* **Task prompt**
Your task is to retype, word for word, the lines from the start of the data through the line holding "var legendCount = 14;". Do not include the pictures.

>>>>>

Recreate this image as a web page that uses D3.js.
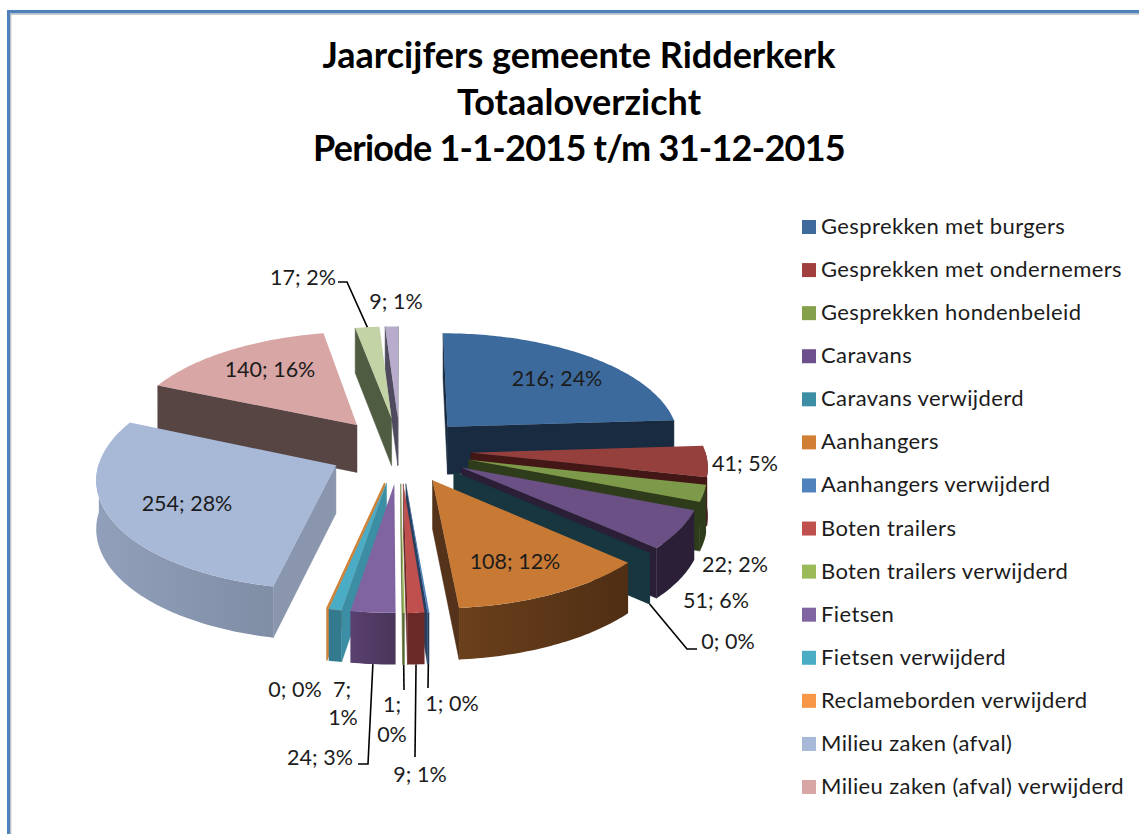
<!DOCTYPE html>
<html>
<head>
<meta charset="utf-8">
<script src="https://cdn.jsdelivr.net/npm/d3@7"></script>
<style>
html, body { margin: 0; padding: 0; background: #fff; }
svg { display: block; }
text { font-family: Lato, "Open Sans", sans-serif; fill: #1c1c1c; }
</style>
</head>
<body>
<div id="chart"></div>
<script>
var titleLines = ["Jaarcijfers gemeente Ridderkerk", "Totaaloverzicht", "Periode 1-1-2015 t/m 31-12-2015"];
var titleSpacing = [0, 0, -0.75]; // digits run wide in this font

var categories = ["Gesprekken met burgers", "Gesprekken met ondernemers", "Gesprekken hondenbeleid", "Caravans",
  "Caravans verwijderd", "Aanhangers", "Aanhangers verwijderd", "Boten trailers", "Boten trailers verwijderd",
  "Fietsen", "Fietsen verwijderd", "Reclameborden verwijderd", "Milieu zaken (afval)",
  "Milieu zaken (afval) verwijderd", "Overig 1", "Overig 2"];
var values = [216, 41, 22, 51, 0, 108, 1, 9, 1, 24, 7, 0, 254, 140, 17, 9];
var percents = [24, 5, 2, 6, 0, 12, 0, 1, 0, 3, 1, 0, 28, 16, 2, 1];
var legendCount = 14; // last two slices have fallen out of the legend in the picture

// colours: top face, legend, walls
var topColors = ["#3d6a9c", "#96403d", "#7d9a4a", "#6a5084", "#3b8ea4", "#c87a35", "#4f81bd", "#c0504d",
  "#9bbb59", "#8064a2", "#4bacc6", "#f79646", "#a8b9d8", "#d8a6a5", "#c3d3a5", "#b7accb"];
var legendColors = ["#3f6a9c", "#a03f3d", "#84a04a", "#6c4f8c", "#3b8ea4", "#d07f35", "#4f81bd", "#c0504d",
  "#9bbb59", "#8064a2", "#4bacc6", "#f79646", "#a8b9d8", "#d8a6a5", "#c3d3a5", "#b7accb"];
var sideColors = ["#182b40", "#421716", "#2f3c1c", "#2a1f36", "#17363f", "#54331a", "#274060", "#6b2a28",
  "#55672f", "#4e3c63", "#3b8ea4", "#d0843c", "#8996ad", "#574544", "#505c42", "#4f4a5e"];
var wallFrom = ["#182b40", "#421716", "#2f3c1c", "#2a1f36", "#17363f", "#4f2e14", "#274060", "#6b2a28",
  "#55672f", "#483558", "#347a8e", "#c67c3a", "#7f8da5", "#574544", "#505c42", "#4f4a5e"];
var wallTo = ["#1a2d44", "#421716", "#2f3c1c", "#2a1f36", "#17363f", "#6b401c", "#274060", "#6b2a28",
  "#55672f", "#5a4070", "#347a8e", "#c67c3a", "#919fba", "#574544", "#505c42", "#4f4a5e"];

// label layout: centre of the text, one entry per line
var labelLayout = [
  [[557, 379]], [[745, 464]], [[735, 565]], [[716, 601]], [[728, 642]], [[515, 562]], [[452, 704]], [[420, 775]],
  [[392, 705], [392, 735]], [[320, 758]], [[342, 690], [343, 718]], [[295, 690]], [[187, 504]], [[270, 370]],
  [[303, 278]], [[396, 302]]
];
// leader lines: slice index, where it leaves the slice, bend points towards the label
var leaders = [
  { i: 4, from: "bottom", bends: [[687, 649], [697, 649]] },
  { i: 6, from: "bottom", bends: [[428, 688]] },
  { i: 7, from: "bottom", bends: [[415, 757]] },
  { i: 8, from: "bottom", bends: [[404, 690]] },
  { i: 9, from: "bottom", bends: [[368, 764], [358, 764]] },
  { i: 14, from: "top", bends: [[347, 282], [338, 282]] }
];

var width = 1139, height = 834;

// projection of the tilted pie
var cx = 400, cy = 450, radius = 234, explode = 71, tilt = 0.461, eye = 2220, depth = 48;

function project(x, y, z) {
  var f = 1 / (1 - y / eye);
  return [cx + x * f, cy + y * tilt * f + z * Math.sqrt(f)];
}
// point of a slice: r = distance from its apex, a = angle (0 is up, clockwise), z = 0 top face, depth = bottom
function slicePoint(d, r, a, z) {
  var mid = (d.startAngle + d.endAngle) / 2;
  var x = explode * Math.sin(mid) + r * Math.sin(a);
  var y = -explode * Math.cos(mid) - r * Math.cos(a);
  return project(x, y, z);
}

var svg = d3.select("#chart").append("svg").attr("width", width).attr("height", height);
var defs = svg.append("defs");

// frame of the screenshot
svg.append("rect").attr("x", 7).attr("y", 10).attr("width", width - 7).attr("height", 3.5).attr("fill", "#4f81bd");
svg.append("rect").attr("x", 10).attr("y", 13.5).attr("width", width - 10).attr("height", 1.3).attr("fill", "#bdbdbd");
svg.append("rect").attr("x", 7).attr("y", 10).attr("width", 3).attr("height", height - 10).attr("fill", "#4f81bd");
svg.append("rect").attr("x", 10).attr("y", 13.5).attr("width", 1.3).attr("height", height - 13.5).attr("fill", "#bdbdbd");

svg.selectAll(".title").data(titleLines).enter().append("text")
  .attr("class", "title")
  .attr("x", 579)
  .attr("y", function(d, i) { return 68 + i * 46.5; })
  .attr("text-anchor", "middle")
  .attr("font-size", 36)
  .attr("font-weight", 700)
  .attr("letter-spacing", function(d, i) { return titleSpacing[i]; })
  .style("fill", "#000")
  .text(function(d) { return d; });

var pie = d3.pie().sort(null).startAngle(0).endAngle(2 * Math.PI);
var slices = pie(values).map(function(d, i) { d.i = i; return d; });

var line = d3.line();

// back slices first
var order = slices.slice().sort(function(a, b) {
  var ma = (a.startAngle + a.endAngle) / 2, mb = (b.startAngle + b.endAngle) / 2;
  return (-Math.cos(ma)) - (-Math.cos(mb));
});

var group = svg.append("g").attr("class", "pie");

order.forEach(function(d) {
  var g = group.append("g");
  var span = d.endAngle - d.startAngle;
  var steps = Math.max(1, Math.ceil(span / (Math.PI / 180)));
  var angles = d3.range(steps + 1).map(function(k) { return d.startAngle + span * k / steps; });
  var zero = d.value === 0;

  // radial wall on either side, only when it faces the viewer
  [d.startAngle, d.endAngle].forEach(function(a, side) {
    var q = [slicePoint(d, 0, a, 0), slicePoint(d, radius, a, 0), slicePoint(d, radius, a, depth), slicePoint(d, 0, a, depth)];
    var facing = side === 0 ? d3.polygonArea(q) > 0 : d3.polygonArea(q) < 0;
    if (!facing && !zero) return;
    g.append("path").attr("d", line(q) + "Z")
      .attr("fill", sideColors[d.i])
      .attr("stroke", sideColors[d.i]).attr("stroke-width", 0.5);
  });

  // outer wall: the part of the arc turned towards the viewer, shaded along its length
  var seen = angles.filter(function(a) { return Math.cos(a) < 0.02; });
  if (!zero && seen.length > 1) {
    var upper = seen.map(function(a) { return slicePoint(d, radius, a, 0); });
    var lower = seen.map(function(a) { return slicePoint(d, radius, a, depth); }).reverse();
    var grad = defs.append("linearGradient").attr("id", "wall" + d.i)
      .attr("gradientUnits", "userSpaceOnUse")
      .attr("x1", upper[0][0]).attr("y1", 0)
      .attr("x2", upper[upper.length - 1][0]).attr("y2", 0);
    grad.append("stop").attr("offset", 0).attr("stop-color", wallFrom[d.i]);
    grad.append("stop").attr("offset", 1).attr("stop-color", wallTo[d.i]);
    g.append("path").attr("d", line(upper.concat(lower)) + "Z")
      .attr("fill", "url(#wall" + d.i + ")");
  }

  // top face, a zero slice is only an edge
  var top = [slicePoint(d, 0, d.startAngle, 0)].concat(angles.map(function(a) { return slicePoint(d, radius, a, 0); }));
  g.append("path").attr("d", line(top) + "Z")
    .attr("fill", topColors[d.i])
    .attr("stroke", zero ? sideColors[d.i] : "none")
    .attr("stroke-width", zero ? 1.5 : 0);
});

// leader lines start on the slice they belong to
leaders.forEach(function(l) {
  var d = slices[l.i];
  var mid = (d.startAngle + d.endAngle) / 2;
  var start = slicePoint(d, radius, mid, l.from === "bottom" ? depth : 0);
  svg.append("path")
    .attr("d", line([start].concat(l.bends)))
    .attr("fill", "none")
    .attr("stroke", "#000")
    .attr("stroke-width", 1.6);
});

// data labels, wrapped where the picture wraps them
slices.forEach(function(d) {
  var full = values[d.i] + "; " + percents[d.i] + "%";
  var pos = labelLayout[d.i];
  var parts = pos.length === 1 ? [full] : [values[d.i] + ";", percents[d.i] + "%"];
  parts.forEach(function(t, k) {
    svg.append("text")
      .attr("class", "label")
      .attr("x", pos[k][0])
      .attr("y", pos[k][1] + 7)
      .attr("text-anchor", "middle")
      .attr("font-size", 21.5)
      .text(t);
  });
});

// legend
var legendY = d3.scalePoint().domain(d3.range(legendCount)).range([227, 787]);
var legend = svg.selectAll(".legend").data(categories.slice(0, legendCount)).enter().append("g")
  .attr("class", "legend")
  .attr("transform", function(d, i) { return "translate(802," + legendY(i) + ")"; });
legend.append("rect")
  .attr("x", 0).attr("y", -7)
  .attr("width", 14).attr("height", 14)
  .attr("fill", function(d, i) { return legendColors[i]; });
legend.append("text")
  .attr("x", 19).attr("y", 7)
  .attr("font-size", 22)
  .attr("letter-spacing", 0.39)
  .text(function(d) { return d; });
</script>
</body>
</html>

<<<<<

* **Result below**
Recreate this image as a web page that uses D3.js.
<!DOCTYPE html>
<html>
<head>
<meta charset="utf-8">
<script src="https://cdn.jsdelivr.net/npm/d3@7"></script>
<style>
html, body { margin: 0; padding: 0; background: #fff; }
svg { display: block; }
text { font-family: Lato, "Open Sans", sans-serif; fill: #1c1c1c; }
</style>
</head>
<body>
<div id="chart"></div>
<script>
var titleLines = ["Jaarcijfers gemeente Ridderkerk", "Totaaloverzicht", "Periode 1-1-2015 t/m 31-12-2015"];
var titleSpacing = [0, 0, -0.75]; // digits run wide in this font

var categories = ["Gesprekken met burgers", "Gesprekken met ondernemers", "Gesprekken hondenbeleid", "Caravans",
  "Caravans verwijderd", "Aanhangers", "Aanhangers verwijderd", "Boten trailers", "Boten trailers verwijderd",
  "Fietsen", "Fietsen verwijderd", "Reclameborden verwijderd", "Milieu zaken (afval)",
  "Milieu zaken (afval) verwijderd", "Overig 1", "Overig 2"];
var values = [216, 41, 22, 51, 0, 108, 1, 9, 1, 24, 7, 0, 254, 140, 17, 9];
var percents = [24, 5, 2, 6, 0, 12, 0, 1, 0, 3, 1, 0, 28, 16, 2, 1];
var legendCount = 14; // last two slices have fallen out of the legend in the picture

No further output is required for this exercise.